American business executive (1931–2017)

Carl Edwin Reichardt Jr. (July 6, 1931 - July 13, 2017) was an American banking executive and chief executive officer of Wells Fargo Bank.

==Early years==

Reichardt received his BA degree in economics from the University of Southern California in 1956. Reichardt spent his formative years in banking in the 1960s in Los Angeles at Union Bank under the leadership of then-CEO and banking pioneer Harry Volk.

==Wells Fargo==

In his banking career he joined Wells Fargo in 1970, rising to the post of president in 1978.

He was president of Wells Fargo & Company from 1978 to 1983 and then chief executive officer and chairman of the board of directors until the end of 1994.
He was also named chief operating officer in 1981.

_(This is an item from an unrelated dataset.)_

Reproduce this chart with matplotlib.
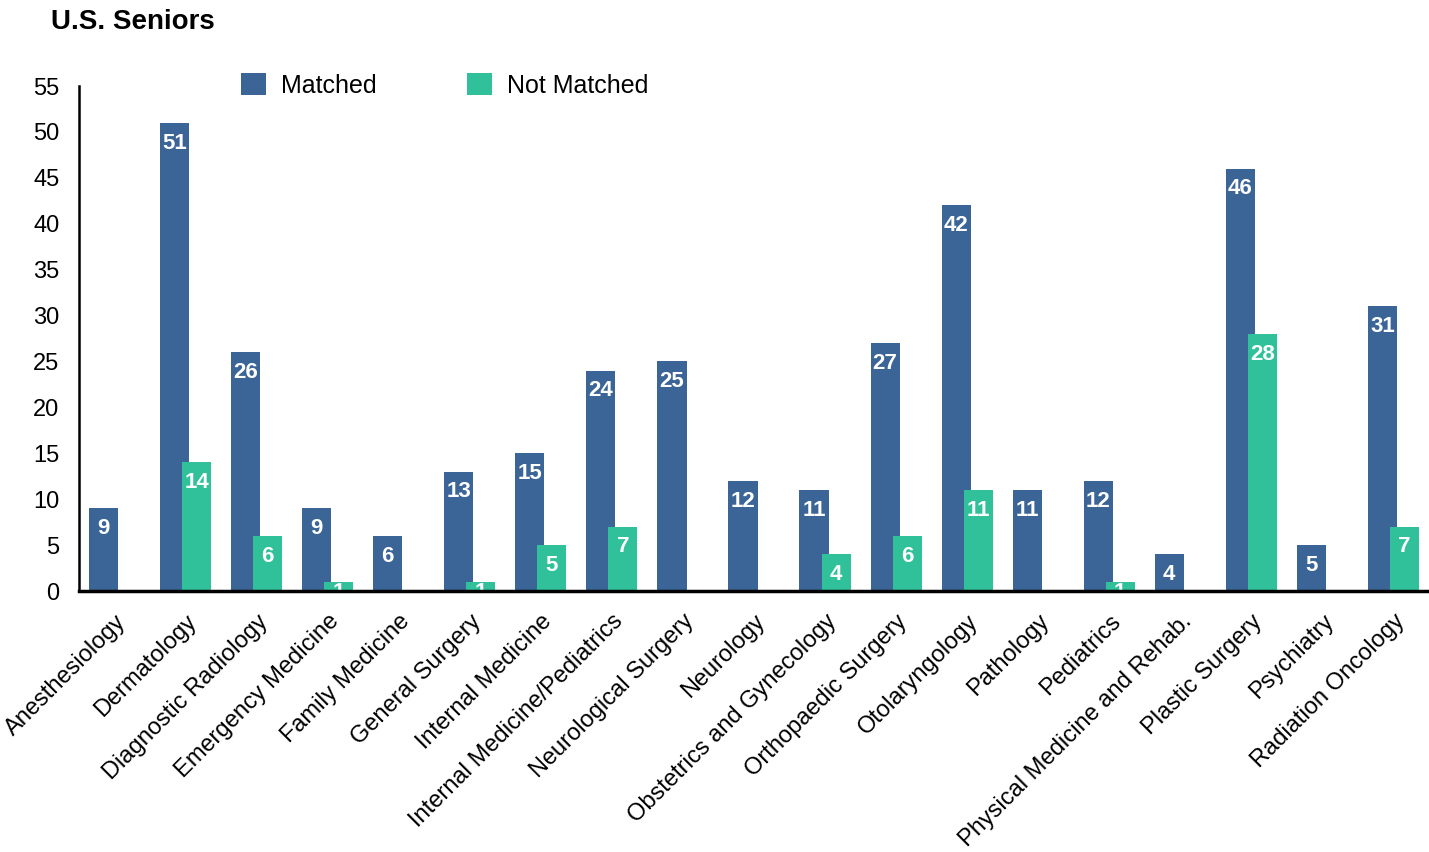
import numpy as np
import matplotlib.pyplot as plt

plt.rcParams['font.family'] = ['Liberation Sans', 'DejaVu Sans']

categories = ['Anesthesiology', 'Dermatology', 'Diagnostic Radiology', 'Emergency Medicine',
              'Family Medicine', 'General Surgery', 'Internal Medicine',
              'Internal Medicine/Pediatrics', 'Neurological Surgery', 'Neurology',
              'Obstetrics and Gynecology', 'Orthopaedic Surgery', 'Otolaryngology',
              'Pathology', 'Pediatrics', 'Physical Medicine and Rehab.', 'Plastic Surgery',
              'Psychiatry', 'Radiation Oncology']
matched = [9, 51, 26, 9, 6, 13, 15, 24, 25, 12, 11, 27, 42, 11, 12, 4, 46, 5, 31]
not_matched = [0, 14, 6, 1, 0, 1, 5, 7, 0, 0, 4, 6, 11, 0, 1, 0, 28, 0, 7]

blue = '#3A6596'
green = '#30C19B'

fig = plt.figure(figsize=(14.29, 8.52), dpi=100)
ax = fig.add_axes([0.0553, 0.3063, 0.9447, 0.5927])

x = np.arange(len(categories))
w = 0.41
off = 0.155
b1 = ax.bar(x - off, matched, w, color=blue, label='Matched', zorder=2)
b2 = ax.bar(x + off, not_matched, w, color=green, label='Not Matched', zorder=3)

# value labels inside top of bars (tiny bars: label sits at the top, clipped by the axis)
for bars, vals in [(b1, matched), (b2, not_matched)]:
    for rect, v in zip(bars, vals):
        if v == 0:
            continue
        dy = -7 if v > 2 else 0
        t = ax.annotate(str(v), (rect.get_x() + rect.get_width() / 2, v),
                        xytext=(0, dy), textcoords='offset points',
                        ha='center', va='top', color='white', fontsize=16,
                        fontweight='bold', zorder=4)
        t.set_clip_on(True)

ax.set_xlim(-0.5, len(categories) - 0.5)
ax.set_ylim(0, 55)
ax.set_yticks(np.arange(0, 56, 5))
ax.set_xticks(x)
ax.set_xticklabels(categories, rotation=45, ha='right', rotation_mode='anchor', fontsize=17)
ax.tick_params(axis='both', length=0, labelsize=17)
ax.tick_params(axis='x', pad=14)
ax.tick_params(axis='y', pad=14)

for s in ['top', 'right']:
    ax.spines[s].set_visible(False)
ax.spines['left'].set_linewidth(1.8)
ax.spines['bottom'].set_linewidth(2.5)
ax.spines['left'].set_zorder(5)
ax.spines['bottom'].set_zorder(5)

ax.legend(loc='center left', bbox_to_anchor=(0.153, 0.9), bbox_transform=fig.transFigure,
          ncol=2, frameon=False, fontsize=18, handlelength=1.0, handleheight=1.0,
          columnspacing=3.6, handletextpad=0.6)

fig.text(0.036, 0.974, 'U.S. Seniors', fontsize=20, fontweight='bold', va='center')

fig.savefig('out.png', dpi=100)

In January 1983 he succeeded Richard P. Cooley as chairman and chief executive officer of Wells Fargo. Reichardt relinquished the office of president to Paul Hazen in 1994. Together they guided the bank through the mergers with Crocker National Corporation in 1986 and Barclays Bank of California in 1988 and the recession of the early 1990s. In 1998, Reichardt retired from the board of directors of Wells Fargo.

==Other corporate involvement==

He was a director of Ford Motor Company from 1986 to 2006, serving as vice chairman from 2001 to 2003.

Reichardt also served on the boards of a number of corporations, include Pacific Gas & Electric, ConAgra, HCA, McKesson, HSBC Holdings PLC, and the Newhall Management Corporation. In addition, he has served as a director of University of San Francisco and of the University of Southern California. In 1989, Reichardt received the Golden Plate Award of the American Academy of Achievement.

Reichardt died on July 13, 2017, at the age of 86.